Copy each line in which the string "this" occurs.
+++++
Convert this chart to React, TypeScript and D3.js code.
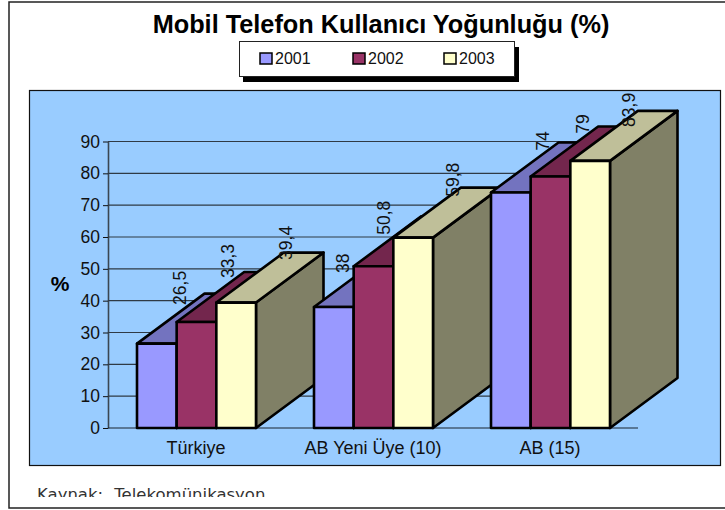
import { useEffect, useRef } from "react";
import * as d3 from "d3";

const categories = ["Türkiye", "AB Yeni Üye (10)", "AB (15)"];
const years = ["2001", "2002", "2003"];
const values2001 = [26.5, 38, 74];
const values2002 = [33.3, 50.8, 79];
const values2003 = [39.4, 59.8, 83.9];
const yTicks = [0, 10, 20, 30, 40, 50, 60, 70, 80, 90];
const colors = ["#9999FF", "#993366", "#FFFFCC"];

// hand placed data labels, excel put them in odd spots
const labelNudge = [
  [[-10.5, -13.7], [-2, -19], [16.5, -17.7]],
  [[-25, -9], [-23.5, -6.5], [6, -15.8]],
  [[-2, -16.7], [-1.5, -17.8], [5, -9]],
];

const FONT = "'Liberation Sans', Arial, sans-serif";
const DEPTH_X = 67.5;
const DEPTH_Y = 50;

const shade = (c: string, k: number) => {
  const r = d3.rgb(c);
  return d3.rgb(r.r * k, r.g * k, r.b * k).formatHex();
};

export default function App() {
  const plotRef = useRef<SVGGElement>(null);

  useEffect(() => {
    const g = d3.select(plotRef.current);
    g.selectAll("*").remove();

    const series = [values2001, values2002, values2003];
    const xScale = d3.scaleBand().domain(categories).range([108, 639]);
    const xBar = d3
      .scaleBand()
      .domain(years)
      .range([29, 177 - 29]);
    const yScale = d3.scaleLinear().domain([0, 90]).range([428, 141.5]);

    // axis + gridlines
    const yAxis = d3
      .axisLeft(yScale)
      .tickValues(yTicks)
      .tickSize(5)
      .tickSizeOuter(0)
      .tickPadding(3);
    const axisG = g.append("g").attr("transform", "translate(108,0)").call(yAxis);
    axisG.select(".domain").attr("stroke", "#3a4652").attr("stroke-width", 1.6);
    axisG.selectAll(".tick line").attr("stroke", "#111");
    axisG
      .selectAll(".tick text")
      .attr("font-family", FONT)
      .attr("font-size", 17.5)
      .attr("fill", "#111");

    g.append("g")
      .selectAll("line")
      .data(yTicks)
      .join("line")
      .attr("x1", 108)
      .attr("x2", 638)
      .attr("y1", (d) => yScale(d))
      .attr("y2", (d) => yScale(d))
      .attr("stroke", (d) => (d === 0 ? "#1a2530" : "#2f3a45"))
      .attr("stroke-width", 1.2);

    // bars, back to front inside each group
    categories.forEach((cat, ci) => {
      const barsG = g.append("g");
      years.forEach((yr, si) => {
        const v = series[si][ci];
        const x0 = xScale(cat)! + xBar(yr)!;
        const w = xBar.bandwidth();
        const x1 = x0 + w;
        const yT = yScale(v);
        const yB = yScale(0);
        const b = barsG.append("g").attr("stroke", "#000").attr("stroke-width", 2.6).attr("stroke-linejoin", "round");
        const path = (pts: [number, number][]) => d3.line()(pts) + "Z";
        b.append("path")
          .attr("d", path([[x1, yT], [x1 + DEPTH_X, yT - DEPTH_Y], [x1 + DEPTH_X, yB - DEPTH_Y], [x1, yB]]))
          .attr("fill", shade(colors[si], 0.5));
        b.append("path")
          .attr("d", path([[x0, yT], [x0 + DEPTH_X, yT - DEPTH_Y], [x1 + DEPTH_X, yT - DEPTH_Y], [x1, yT]]))
          .attr("fill", shade(colors[si], 0.75));
        b.append("rect")
          .attr("x", x0)
          .attr("y", yT)
          .attr("width", w)
          .attr("height", yB - yT)
          .attr("fill", colors[si]);
      });
    });

    // data labels go on top of everything
    categories.forEach((cat, ci) => {
      years.forEach((yr, si) => {
        const v = series[si][ci];
        const [nx, ny] = labelNudge[ci][si];
        const cx = xScale(cat)! + xBar(yr)! + xBar.bandwidth() / 2 + DEPTH_X / 2 + nx;
        const cy = yScale(v) - DEPTH_Y / 2 + ny;
        g.append("text")
          .attr("transform", `translate(${cx + 6},${cy}) rotate(-90)`)
          .attr("font-family", FONT)
          .attr("font-size", 17.5)
          .attr("fill", "#111")
          .text(String(v).replace(".", ","));
      });
    });

    // category labels
    g.append("g")
      .selectAll("text")
      .data(categories)
      .join("text")
      .attr("x", (d) => xScale(d)! + xScale.bandwidth() / 2 - 0.5)
      .attr("y", 454)
      .attr("text-anchor", "middle")
      .attr("font-family", FONT)
      .attr("font-size", 18)
      .attr("fill", "#111")
      .text((d) => d);
  }, []);

  const legendX = d3.scaleOrdinal<string, number>().domain(years).range([260, 353, 444]);

  return (
    <svg width={725} height={510} style={{ position: "absolute", left: 0, top: 0, background: "#fff" }}>
      <defs>
        <clipPath id="srcClip">
          <rect x={20} y={470} width={400} height={27} />
        </clipPath>
      </defs>
      <path d="M725,2 H9 V508 H725" fill="none" stroke="#222" strokeWidth={1.5} />
      <text x={381} y={33} textAnchor="middle" fontFamily={FONT} fontWeight="bold" fontSize={25.3} fill="#000">
        Mobil Telefon Kullanıcı Yoğunluğu (%)
      </text>

      <rect x={243} y={47} width={276} height={35} fill="#000" />
      <rect x={239.5} y={41.5} width={275} height={35} fill="#fff" stroke="#222" />
      {years.map((y, i) => (
        <g key={y}>
          <rect x={legendX(y)} y={53} width={12} height={11} fill={colors[i]} stroke="#000" strokeWidth={1.5} />
          <text x={legendX(y) + 15} y={64} fontFamily={FONT} fontSize={16} fill="#111">
            {y}
          </text>
        </g>
      ))}

      <rect x={29.5} y={90.5} width={691} height={375} fill="#99CCFF" stroke="#111" strokeWidth={1.2} />
      <text x={60} y={291} textAnchor="middle" fontFamily={FONT} fontWeight="bold" fontSize={21} fill="#000">
        %
      </text>
      <g ref={plotRef} />
      <text x={37} y={500} clipPath="url(#srcClip)" fontFamily="'DejaVu Sans', Verdana, sans-serif" fontSize={16.5} wordSpacing={6} fill="#333">
        Kaynak: Telekomünikasyon
      </text>
    </svg>
  );
}
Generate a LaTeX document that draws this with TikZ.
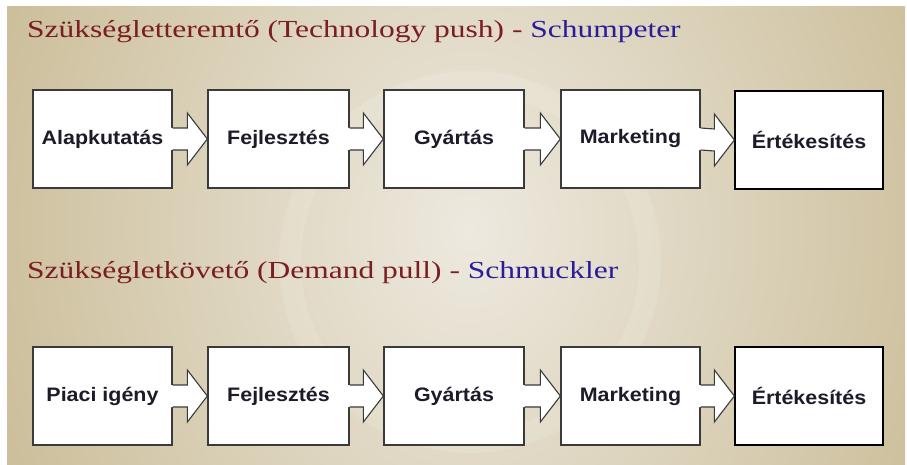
\documentclass[tikz,border=0pt]{standalone}
\usepackage{fontspec}
\setmainfont{Liberation Serif}
\setsansfont{Liberation Sans}
\usetikzlibrary{calc}
\definecolor{bgtan}{HTML}{C4B48A}
\definecolor{bglight}{HTML}{EDE9DF}
\definecolor{titlered}{HTML}{7A1E22}
\definecolor{titleblue}{HTML}{2B1C9C}
\definecolor{boxtext}{HTML}{1B1B2A}
\definecolor{boxedge}{HTML}{3A3A3A}
\tikzset{
  stepbox/.style={draw=boxedge, line width=1.3pt, fill=white, inner sep=0pt,
    minimum height=98pt, font=\sffamily\bfseries\fontsize{19.5}{22}\selectfont, text=boxtext},
  lastbox/.style={stepbox, draw=black},
  arrowline/.style={draw=boxedge, line width=1.1pt, line join=miter},
  titletext/.style={anchor=base west, inner sep=0pt, font=\fontsize{24.5}{28}\selectfont}
}
\newcommand\wide[1]{\scalebox{1.1}[1]{#1}}
\newcommand\flowarrow[2]{%
  \fill[white] ($(#1.east)+(-1.5,-11)$) -- ($(#2.west)+(-20,-11)$) -- ($(#2.west)+(-20,-26)$) -- (#2.west)
     -- ($(#2.west)+(-20,26)$) -- ($(#2.west)+(-20,11)$) -- ($(#1.east)+(-1.5,11)$) -- cycle;
  \draw[arrowline] ($(#1.east)+(0,-11)$) -- ($(#2.west)+(-20,-11)$) -- ($(#2.west)+(-20,-26)$) -- (#2.west)
     -- ($(#2.west)+(-20,26)$) -- ($(#2.west)+(-20,11)$) -- ($(#1.east)+(0,11)$);
}
\begin{document}
\begin{tikzpicture}[x=1pt,y=-1pt]
\useasboundingbox (0,0) rectangle (907,465);
\fill[white] (0,0) rectangle (907,465);
\fill[bgtan] (7,7) rectangle (905,465);
\begin{scope}
  \clip (7,7) rectangle (905,465);
  \shade[inner color=bglight, outer color=bgtan] (470,230) ellipse [x radius=620, y radius=760];
  \draw[white, opacity=0.12, line width=22pt] (470,262) circle (180);
\end{scope}

% titles
\node[titletext] (t1) at (27,38) {\scalebox{1.285}[1]{\textcolor{titlered}{Szükségletteremtő (Technology push) -} \textcolor{titleblue}{Schumpeter}}};
\node[titletext] (t2) at (27,278) {\scalebox{1.285}[1]{\textcolor{titlered}{Szükségletkövető (Demand pull) -} \textcolor{titleblue}{Schmuckler}}};

% row 1
\node[stepbox, minimum width=139pt] (a1) at (102.5,139) {\wide{Alapkutatás}};
\node[stepbox, minimum width=141pt] (a2) at (278.5,139) {\wide{Fejlesztés}};
\node[stepbox, minimum width=140pt] (a3) at (454,139) {\wide{Gyártás}};
\node[stepbox, minimum width=139pt] (a4) at (630.5,139) {\wide{Marketing}};
\node[lastbox, minimum width=148pt] (a5) at (809,140) {\raisebox{-4pt}{\wide{Értékesítés}}};
\flowarrow{a1}{a2}
\flowarrow{a2}{a3}
\flowarrow{a3}{a4}
\flowarrow{a4}{a5}

% row 2
\node[stepbox, minimum width=139pt] (b1) at (102.5,396) {\wide{Piaci igény}};
\node[stepbox, minimum width=141pt] (b2) at (278.5,396) {\wide{Fejlesztés}};
\node[stepbox, minimum width=140pt] (b3) at (454,396) {\wide{Gyártás}};
\node[stepbox, minimum width=139pt] (b4) at (630.5,396) {\wide{Marketing}};
\node[lastbox, minimum width=148pt] (b5) at (809,396) {\raisebox{-4pt}{\wide{Értékesítés}}};
\flowarrow{b1}{b2}
\flowarrow{b2}{b3}
\flowarrow{b3}{b4}
\flowarrow{b4}{b5}
\end{tikzpicture}
\end{document}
+++++
Exercise output:
Convert this chart to React, TypeScript and D3.js code.
Generate a LaTeX document that draws this with TikZ.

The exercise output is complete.